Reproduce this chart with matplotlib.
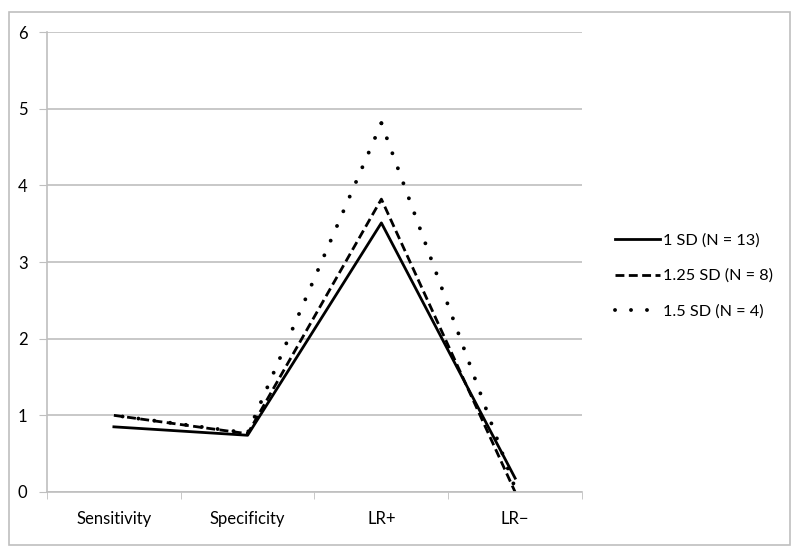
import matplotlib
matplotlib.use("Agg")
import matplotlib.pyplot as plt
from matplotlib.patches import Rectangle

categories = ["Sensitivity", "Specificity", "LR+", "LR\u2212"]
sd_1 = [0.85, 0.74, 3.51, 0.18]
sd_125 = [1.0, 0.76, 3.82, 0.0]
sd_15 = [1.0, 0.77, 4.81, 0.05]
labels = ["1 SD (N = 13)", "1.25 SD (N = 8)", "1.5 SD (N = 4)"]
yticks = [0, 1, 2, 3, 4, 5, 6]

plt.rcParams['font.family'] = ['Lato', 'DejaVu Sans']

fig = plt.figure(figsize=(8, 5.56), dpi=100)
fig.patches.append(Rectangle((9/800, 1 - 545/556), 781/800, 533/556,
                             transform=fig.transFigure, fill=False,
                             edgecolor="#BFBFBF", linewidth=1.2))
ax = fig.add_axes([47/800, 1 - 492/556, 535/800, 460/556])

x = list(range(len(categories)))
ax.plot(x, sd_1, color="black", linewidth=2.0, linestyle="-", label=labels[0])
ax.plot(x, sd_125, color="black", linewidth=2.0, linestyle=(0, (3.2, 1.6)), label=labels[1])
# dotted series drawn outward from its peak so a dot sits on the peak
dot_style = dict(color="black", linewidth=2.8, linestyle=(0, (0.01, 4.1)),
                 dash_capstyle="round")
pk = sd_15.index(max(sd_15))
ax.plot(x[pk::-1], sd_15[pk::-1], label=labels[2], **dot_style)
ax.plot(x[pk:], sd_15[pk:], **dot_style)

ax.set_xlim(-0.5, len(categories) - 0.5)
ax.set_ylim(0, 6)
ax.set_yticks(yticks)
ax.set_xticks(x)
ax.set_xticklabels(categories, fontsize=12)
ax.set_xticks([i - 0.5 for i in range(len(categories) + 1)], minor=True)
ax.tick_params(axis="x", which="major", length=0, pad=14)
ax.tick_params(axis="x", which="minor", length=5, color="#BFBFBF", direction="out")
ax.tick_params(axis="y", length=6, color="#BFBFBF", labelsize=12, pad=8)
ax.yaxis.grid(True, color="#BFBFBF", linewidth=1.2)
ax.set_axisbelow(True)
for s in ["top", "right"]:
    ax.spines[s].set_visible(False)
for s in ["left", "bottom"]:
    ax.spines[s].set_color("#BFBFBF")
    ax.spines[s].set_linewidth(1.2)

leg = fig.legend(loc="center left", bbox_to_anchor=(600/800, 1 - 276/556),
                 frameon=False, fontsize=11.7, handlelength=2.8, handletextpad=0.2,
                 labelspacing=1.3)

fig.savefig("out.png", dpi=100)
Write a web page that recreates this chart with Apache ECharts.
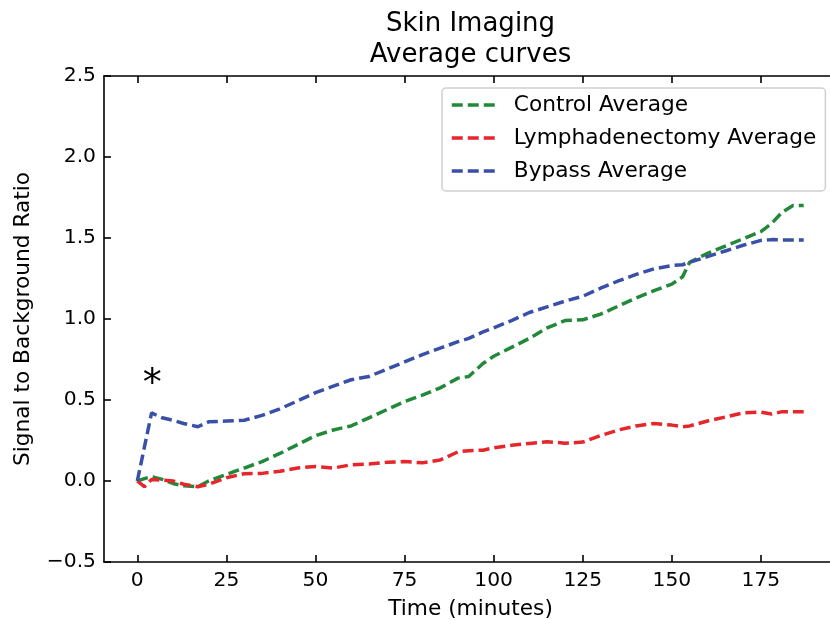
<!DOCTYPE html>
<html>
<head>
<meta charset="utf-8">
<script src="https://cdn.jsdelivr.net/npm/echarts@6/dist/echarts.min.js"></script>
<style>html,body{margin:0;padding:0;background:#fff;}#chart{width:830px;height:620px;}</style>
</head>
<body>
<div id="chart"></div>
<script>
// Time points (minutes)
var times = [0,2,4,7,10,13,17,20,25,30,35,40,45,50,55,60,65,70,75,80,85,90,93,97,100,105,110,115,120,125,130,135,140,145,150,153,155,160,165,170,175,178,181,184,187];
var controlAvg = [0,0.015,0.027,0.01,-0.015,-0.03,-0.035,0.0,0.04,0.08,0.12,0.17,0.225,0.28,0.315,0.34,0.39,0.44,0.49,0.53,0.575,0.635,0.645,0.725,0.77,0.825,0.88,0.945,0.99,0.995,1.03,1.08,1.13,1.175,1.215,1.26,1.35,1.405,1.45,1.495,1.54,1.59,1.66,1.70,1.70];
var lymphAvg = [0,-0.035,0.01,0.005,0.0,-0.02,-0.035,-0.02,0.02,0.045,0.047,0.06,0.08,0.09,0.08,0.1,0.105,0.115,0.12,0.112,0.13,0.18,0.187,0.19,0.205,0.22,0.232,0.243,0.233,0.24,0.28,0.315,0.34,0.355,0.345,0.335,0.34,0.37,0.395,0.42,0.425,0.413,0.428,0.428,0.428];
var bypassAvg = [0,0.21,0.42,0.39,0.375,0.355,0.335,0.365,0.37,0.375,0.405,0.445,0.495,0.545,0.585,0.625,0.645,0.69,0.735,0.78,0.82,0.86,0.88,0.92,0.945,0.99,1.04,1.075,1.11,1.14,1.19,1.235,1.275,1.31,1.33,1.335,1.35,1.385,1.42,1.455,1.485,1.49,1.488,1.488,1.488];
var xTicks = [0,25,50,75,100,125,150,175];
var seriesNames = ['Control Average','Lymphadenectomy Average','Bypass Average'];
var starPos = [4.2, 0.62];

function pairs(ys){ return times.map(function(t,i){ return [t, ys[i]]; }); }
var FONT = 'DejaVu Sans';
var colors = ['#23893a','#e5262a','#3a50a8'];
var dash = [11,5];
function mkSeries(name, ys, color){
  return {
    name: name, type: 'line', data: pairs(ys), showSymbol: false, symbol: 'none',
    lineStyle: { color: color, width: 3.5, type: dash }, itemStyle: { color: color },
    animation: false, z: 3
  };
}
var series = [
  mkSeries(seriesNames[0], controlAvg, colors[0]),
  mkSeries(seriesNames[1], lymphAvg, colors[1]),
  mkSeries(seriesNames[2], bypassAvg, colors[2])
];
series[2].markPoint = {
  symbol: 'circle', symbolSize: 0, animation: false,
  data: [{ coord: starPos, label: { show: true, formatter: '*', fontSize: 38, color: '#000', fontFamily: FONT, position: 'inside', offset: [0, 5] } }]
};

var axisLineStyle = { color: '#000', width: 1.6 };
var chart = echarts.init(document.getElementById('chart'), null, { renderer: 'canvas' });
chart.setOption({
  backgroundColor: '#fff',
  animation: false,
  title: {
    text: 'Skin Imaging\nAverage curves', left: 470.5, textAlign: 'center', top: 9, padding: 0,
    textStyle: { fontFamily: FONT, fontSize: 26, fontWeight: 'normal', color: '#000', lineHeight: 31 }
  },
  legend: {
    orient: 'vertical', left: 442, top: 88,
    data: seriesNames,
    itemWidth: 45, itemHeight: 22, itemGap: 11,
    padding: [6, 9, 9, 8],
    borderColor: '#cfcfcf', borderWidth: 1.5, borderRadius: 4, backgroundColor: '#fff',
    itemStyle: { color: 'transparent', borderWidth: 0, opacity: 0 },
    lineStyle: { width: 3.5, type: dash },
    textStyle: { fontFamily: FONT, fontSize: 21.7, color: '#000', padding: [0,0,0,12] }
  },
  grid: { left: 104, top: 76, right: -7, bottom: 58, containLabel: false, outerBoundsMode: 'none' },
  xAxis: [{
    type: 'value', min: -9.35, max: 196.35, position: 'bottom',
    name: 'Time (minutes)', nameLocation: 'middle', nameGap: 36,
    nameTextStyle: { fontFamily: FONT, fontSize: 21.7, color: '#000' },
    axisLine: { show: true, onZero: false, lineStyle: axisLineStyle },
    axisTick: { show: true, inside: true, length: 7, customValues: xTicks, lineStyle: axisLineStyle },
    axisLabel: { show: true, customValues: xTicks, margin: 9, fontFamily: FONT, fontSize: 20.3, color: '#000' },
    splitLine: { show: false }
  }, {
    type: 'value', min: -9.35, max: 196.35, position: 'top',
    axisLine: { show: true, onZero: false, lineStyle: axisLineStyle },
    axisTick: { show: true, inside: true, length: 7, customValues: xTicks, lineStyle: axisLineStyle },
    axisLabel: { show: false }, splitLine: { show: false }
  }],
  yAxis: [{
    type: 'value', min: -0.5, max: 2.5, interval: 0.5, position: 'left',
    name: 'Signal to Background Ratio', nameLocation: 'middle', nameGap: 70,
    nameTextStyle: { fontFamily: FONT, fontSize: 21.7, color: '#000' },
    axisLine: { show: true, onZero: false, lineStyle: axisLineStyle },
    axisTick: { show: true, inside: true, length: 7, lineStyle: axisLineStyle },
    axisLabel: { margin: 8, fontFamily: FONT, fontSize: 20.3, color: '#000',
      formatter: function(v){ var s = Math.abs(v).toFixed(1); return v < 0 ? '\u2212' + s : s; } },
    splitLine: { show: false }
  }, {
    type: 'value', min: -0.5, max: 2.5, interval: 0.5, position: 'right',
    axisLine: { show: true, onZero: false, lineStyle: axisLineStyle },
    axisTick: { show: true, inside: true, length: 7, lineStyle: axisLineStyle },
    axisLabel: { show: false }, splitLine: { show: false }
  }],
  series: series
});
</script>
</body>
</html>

> **Short exercise**: Leave the pictures out and repeat exactly the lines from the beginning of the records to the line bearing "plt.rcParams['font.family'] = ['Lato', 'DejaVu", both ends counted.

> **Task solution**:
Reproduce this chart with matplotlib.
import matplotlib
matplotlib.use("Agg")
import matplotlib.pyplot as plt
from matplotlib.patches import Rectangle

categories = ["Sensitivity", "Specificity", "LR+", "LR\u2212"]
sd_1 = [0.85, 0.74, 3.51, 0.18]
sd_125 = [1.0, 0.76, 3.82, 0.0]
sd_15 = [1.0, 0.77, 4.81, 0.05]
labels = ["1 SD (N = 13)", "1.25 SD (N = 8)", "1.5 SD (N = 4)"]
yticks = [0, 1, 2, 3, 4, 5, 6]

plt.rcParams['font.family'] = ['Lato', 'DejaVu Sans']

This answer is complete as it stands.